Set the World on Fire

 

 日本市場で本格的に認知された3作目。かくいう私も本作が入り口でした。良くいえば統一感があり、悪くいえばやや1本調子だった前作から一気に楽曲の幅が拡がり、Jeff Watersの柔軟な作曲能力を楽しめます。ブリブリするベースの疾走がたまらなくかっこいい#6 "Night Jumps Queen", 正統的な疾走メタル  #2 "No Zone", 過去になかったスローで叙情的な #5 "Phenix Rising"、複雑なリズムにらしいメロディが絡む #10 "Brain Dance"、一般チャートで大ヒットしてもおかしくないポップでメロディアスな #7 "Sounds Good To Me"など、名曲・佳曲の宝庫。ボーナストラックの "Hell Bent for Leather"(JUDAS PRIESTのカバー)もナイスです。ボーカルは再度チェンジしており、3枚目にして早くも3代目となりましたが、彼らの歴代ボーカリストでは一番好みでした。1枚で終わってしまったのはとても残念でした。 ドラムは後にEXTREMEやDREAM THEATERに加入することになる名プレイヤーMike Manginiですが、プレイはまだまだ地味です。

King of the Kill

King of the Kill

 

 4作目。Jeff Waters自身がボーカルも兼務するようになりました。作風は前作の延長で、Jeffのボーカルも思ったほど悪くないです。ライブの定番 #2 "King of the Kill", タメのあるリズムでザクザクするリフが気持ちいい #3 "Annihilator", バラード調の#5 "Only be Lonely", ブリブリするベースとシャープなギターが絡むキャッチーな#6 "21"、スラッシーかつキャッチーに疾走する #8 "Second to None" あたりが聴きどころ。佳曲が多く収録された好盤ですが、2~3作目の充実度からは一段下がると思います。

Refresh the Demon

Refresh the Demon

 

 5作目。ひきつづきJeffがボーカルを兼務。全体にややマンネリ感が出てきて、日本での人気にも陰りが出てきた頃です。

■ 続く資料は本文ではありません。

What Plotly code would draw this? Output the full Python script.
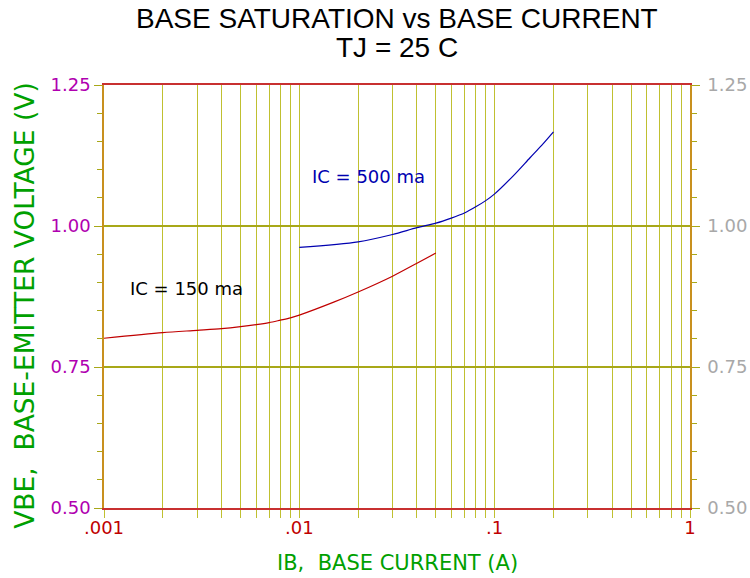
import plotly.graph_objects as go

# Data
ib_150 = [0.001, 0.002, 0.003, 0.004, 0.005, 0.006, 0.007, 0.008, 0.009, 0.01,
          0.015, 0.02, 0.03, 0.04, 0.05]
vbe_150 = [0.801, 0.811, 0.815, 0.818, 0.8215, 0.825, 0.8286, 0.833, 0.837, 0.842,
           0.865, 0.883, 0.911, 0.934, 0.952]

ib_500 = [0.01, 0.02, 0.03, 0.04, 0.05, 0.06, 0.07, 0.08, 0.09, 0.1,
          0.1245, 0.1517, 0.174, 0.2]
vbe_500 = [0.962, 0.972, 0.985, 0.997, 1.005, 1.014, 1.023, 1.034, 1.045, 1.057,
           1.089, 1.121, 1.143, 1.167]

x_tickvals = [m * 10 ** e for e in (-3, -2, -1) for m in range(1, 10)] + [1]
x_ticktext = [".001", "", "", "", "", "", "", "", "",
              ".01", "", "", "", "", "", "", "", "",
              ".1", "", "", "", "", "", "", "", "", "1"]
y_tickvals = [0.50, 0.75, 1.00, 1.25]
y_ticktext = ["0.50", "0.75", "1.00", "1.25"]

TFONT = "Liberation Sans, Arial, sans-serif"
FONT = "DejaVu Sans, Verdana, sans-serif"
GOLD = "#c8901e"
VGRID = "#c0c030"
HGRID = "#a8a818"

fig = go.Figure()
fig.add_trace(go.Scatter(x=ib_150, y=vbe_150, mode="lines",
                         line=dict(color="#c00000", width=1.2, shape="spline",
                                   smoothing=0.8),
                         showlegend=False, hoverinfo="skip"))
fig.add_trace(go.Scatter(x=ib_500, y=vbe_500, mode="lines",
                         line=dict(color="#0000b0", width=1.2, shape="spline",
                                   smoothing=0.8),
                         showlegend=False, hoverinfo="skip"))
# invisible trace to activate the right-hand axis
fig.add_trace(go.Scatter(x=ib_150, y=vbe_150, mode="lines", yaxis="y2",
                         line=dict(color="rgba(0,0,0,0)", width=0),
                         showlegend=False, hoverinfo="skip"))

# titles (plot area: 104..690 px wide, 85..508 px tall)
fig.add_annotation(x=0.5, y=1.158, xref="paper", yref="paper",
                   text="BASE SATURATION vs BASE CURRENT", showarrow=False,
                   xanchor="center", yanchor="middle",
                   font=dict(family=TFONT, size=28, color="#000000"))
fig.add_annotation(x=0.5, y=1.089, xref="paper", yref="paper",
                   text="TJ = 25 C", showarrow=False,
                   xanchor="center", yanchor="middle",
                   font=dict(family=TFONT, size=28, color="#000000"))
fig.add_annotation(x=-0.135, y=0.48, xref="paper", yref="paper",
                   text="VBE,  BASE-EMITTER VOLTAGE (V)", showarrow=False,
                   textangle=-90, xanchor="center", yanchor="middle",
                   font=dict(family=FONT, size=26.5, color="#00a000"))
fig.add_annotation(x=0.5, y=-0.130, xref="paper", yref="paper",
                   text="IB,  BASE CURRENT (A)", showarrow=False,
                   xanchor="center", yanchor="middle",
                   font=dict(family=FONT, size=21, color="#00a000"))

# curve labels
fig.add_annotation(x=-2.877, y=0.890, xref="x", yref="y", text="IC = 150 ma",
                   showarrow=False, xanchor="left", yanchor="middle",
                   font=dict(family=FONT, size=18, color="#000000"))
fig.add_annotation(x=-1.945, y=1.087, xref="x", yref="y", text="IC = 500 ma",
                   showarrow=False, xanchor="left", yanchor="middle",
                   font=dict(family=FONT, size=18, color="#0000b0"))

fig.update_layout(
    width=750, height=578,
    margin=dict(l=104, r=60, t=85, b=70, autoexpand=False),
    paper_bgcolor="white", plot_bgcolor="white",
    xaxis=dict(type="log", range=[-3, 0], automargin=False,
               tickvals=x_tickvals, ticktext=x_ticktext,
               showgrid=True, gridcolor=VGRID, gridwidth=1,
               ticks="outside", ticklen=8, tickcolor=VGRID,
               showline=True, linecolor="#c83030", linewidth=1.5,
               mirror=True, zeroline=False, ticklabelstandoff=-5,
               tickfont=dict(family=FONT, size=18, color="#c00000")),
    yaxis=dict(range=[0.5, 1.25], tickvals=y_tickvals, ticktext=y_ticktext,
               automargin=False,
               showgrid=True, gridcolor=HGRID, gridwidth=1.5,
               ticks="outside", ticklen=8, tickcolor=HGRID,
               minor=dict(dtick=0.05, ticks="outside", ticklen=5,
                          tickcolor=HGRID, showgrid=False),
               showline=True, linecolor=GOLD, linewidth=1.5, zeroline=False,
               tickfont=dict(family=FONT, size=18, color="#b000b0")),
    yaxis2=dict(range=[0.5, 1.25], tickvals=y_tickvals, ticktext=y_ticktext,
                overlaying="y", side="right", anchor="x", automargin=False,
                showgrid=False, ticks="outside", ticklen=8, tickcolor=HGRID,
                minor=dict(dtick=0.05, ticks="outside", ticklen=5,
                           tickcolor=HGRID, showgrid=False),
                showline=True, linecolor=GOLD, linewidth=1.5, zeroline=False,
                ticklabelstandoff=4,
                tickfont=dict(family=FONT, size=18, color="#a8a8a8")),
)

# remove the page's default 8px body margin so the 750x578 figure fills the window
fig.write_html("out.html", config={"displayModeBar": False},
               post_script="document.body.style.margin='0px';")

とはいえ、#1 "Refresh the Demon" はらしいプレイ、展開でプレイリストに欠かせない佳曲ですし、疾走する #6 "Urtraparanoia", ポップでキャッチーな #7 "City of Ice"など聴きどころもあります。 

REMAINS

REMAINS

 

 初期の美しいソロプレイや展開力はほぼ消滅し、モダンでリズム重視の作風になった6th。日本における人気はこのあたりで一旦底になった気がします。今きくと#1 "Murder",#2 "Sexcution" などは素直にカッコよくライブ映えするノリのよい佳曲です。 

Carnival Diablos

Carnival Diablos

 

 8作目。前作は1作目のボーカリストを呼び戻して初期の作風を意図的に取りいれていましたが、正直 1stの劣化セルフコピーのような感じで全く魅力を感じませんでした。新ボーカリストを迎えた本作は、モダンでいながらもらしいリフ、ソロプレイが戻ってきており、モダンなリズムでザクザク走りながらメロディアスでらしいソロが入る #1 "Denied", キャッチーなリフが気持ちいい#7 "The Rush", 疾走からのMAIDEN風展開をみせる #10 "Epic of War"など、随所に聴きどころがある佳作です。 

Double Live Annihilation

Double Live Annihilation

 

 Joe Comeau在籍時のライブ盤。安定した音質、プレイで新旧の名曲が楽しめます。Jeffのギタープレイはもとより、 Joeの非常に安定したパフォーマンスに驚かされます。2nd~4thの曲をもっと!とも思いますが、5th以降の新しい楽曲群もライブで聴くと数倍カッコよく仕上がっているのに驚きました。音像が残念だった9作目からの #2 "Urtra Motion", #5 "The Blackest Day", #7 "Torn", #8 "Lunatic Asylum", #15 "Striker"あたりは、オリジナルアルバムより聴きやすく楽曲の良さを再認識できました。

 

以降の数作は新任ボーカルも含めてどうにもつまらなく感じてしまい、毎回少しだけつまみ食いしてはガッカリしての連続でしたが、最新作は久々によいかも!?と思い聴き込みはじめています。こちらの感想はまた後日。。。